Again, with regard to joint wrongdoers, damages can be apportioned by a court based on their respective degrees of negligence. A court will, however, only apportion damages if it is satisfied that all the wrongdoers have been joined in the action. Should the damages indeed be apportioned, the joint wrongdoers will then be liable to the Plaintiff for their duly apportioned share of the Plaintiff's damages. To illustrate the above, an example follows hereunder:
Plaintiff's claim R100 000.00
Joint wrongdoer 1 30 % negligent
Joint wrongdoer 2 60 % negligent
Joint wrongdoer 3 10 % negligent
The joint wrongdoers will be liable for R30 000,00, R60 000,00 and R10 000,00 of the Plaintiff's claim respectively.

However, should one of the joint wrongdoers not be able to pay the Plaintiff of his portion of the damages, Plaintiff may recover such portion from the other joint wrongdoers.

Where a court is not sure that all the joint wrongdoers have been joined in an action, the court will order that judgment be given in favour of the Plaintiff against the wrongdoers jointly and severally, the one paying the other to be absolved. In such circumstances, one of the joint wrongdoers may ask the court to apportion the damages payable by the joint wrongdoers. Such an apportionment will only be effective amongst the joint wrongdoers themselves and will have no effect on the Plaintiff. The Plaintiff can accordingly execute or obtain payment from any of the joint wrongdoers in any proportion.

A joint wrongdoer may also, if judgment has been given against him, and such judgment has been paid in full, recover from another joint wrongdoer a contribution based on such wrongdoers responsibility for the damages suffered by the Plaintiff. This occurs when a Plaintiff sues only one joint wrongdoer when there are other joint wrongdoers as well.

SECTION 2(2)(a) & (b) NOTICES

Notice of any action may at any time before the close of pleadings in that action be given by the Plaintiff (Section 2(2)(a) notice) or by any joint wrongdoer who is sued in the action (Section 2(2)(b) notice) to any other joint wrongdoer not sued in the action, and such other joint wrongdoer may then intervene as a Defendant in that action.

The notice is served by registered mail. The notice should inform the joint wrongdoer of the Plaintiff's action and all the pleadings filed up to the date of the notice should be annexed. The notice should also advise the joint wrongdoer of the options available to him.

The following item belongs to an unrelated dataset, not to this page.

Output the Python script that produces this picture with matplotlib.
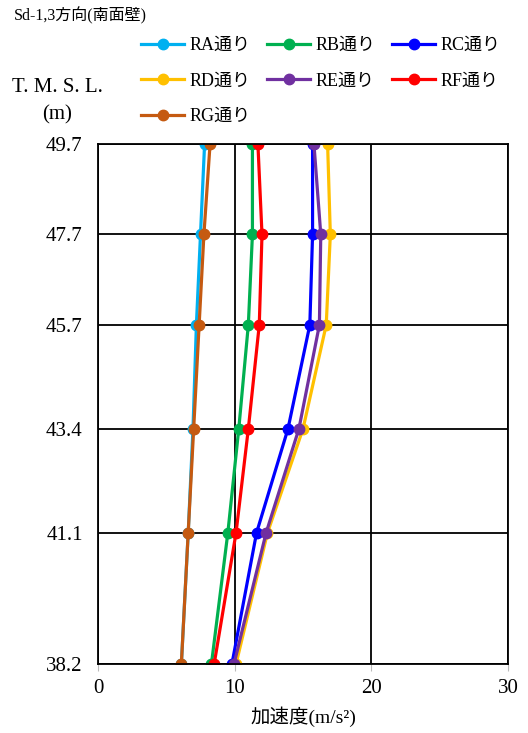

If a Plaintiff does not a give a Section 2(2)(a) notice, he may not then later sue a joint wrongdoer that is not party to the action without the leave of the court and on good cause shown as to why notice was not given. This could severely prejudice a Plaintiff should he wish to recover his damages and the joint wrongdoers who have been sued are 'men of straw'.

Further, should neither a Section 2(2)(a) or Section 2(2)(b) notice be given to a joint wrongdoer who has not been sued by the Plaintiff, the other joint wrongdoers will not be able to claim a contribution from him except with leave of the court and once again on good cause shown us to why notice was not given.


If judgment is given in favour of the joint wrongdoers the court may make any costs order as it deems just including an order that the Plaintiff pay the successful joint wrongdoer's costs or that the unsuccessful joint wrongdoer pay the costs of the successful joint wrongdoer.


Before the apportionment of Damages Amendment Act No. 58 of 1971, a person married in community of property to a Plaintiff could not be regarded as a joint wrongdoer in respect of any damages suffered by the Plaintiff.
This will best be illustrated by way of example. A is married to B in community of property. A drives a vehicle belonging to the joint estate and collides with C. B then sues C for the damages he has incurred. C would not be able to join A as a joint wrongdoer and would be liable for all of the damages. This is obviously an untenable situation. It is for this reason that A can now be regarded as a joint wrongdoer.


The period of prescription is either 12 months from the date of judgment in respect of which a contribution is sought, or if such a judgment is appealed, 12 months from the date of final judgment on appeal.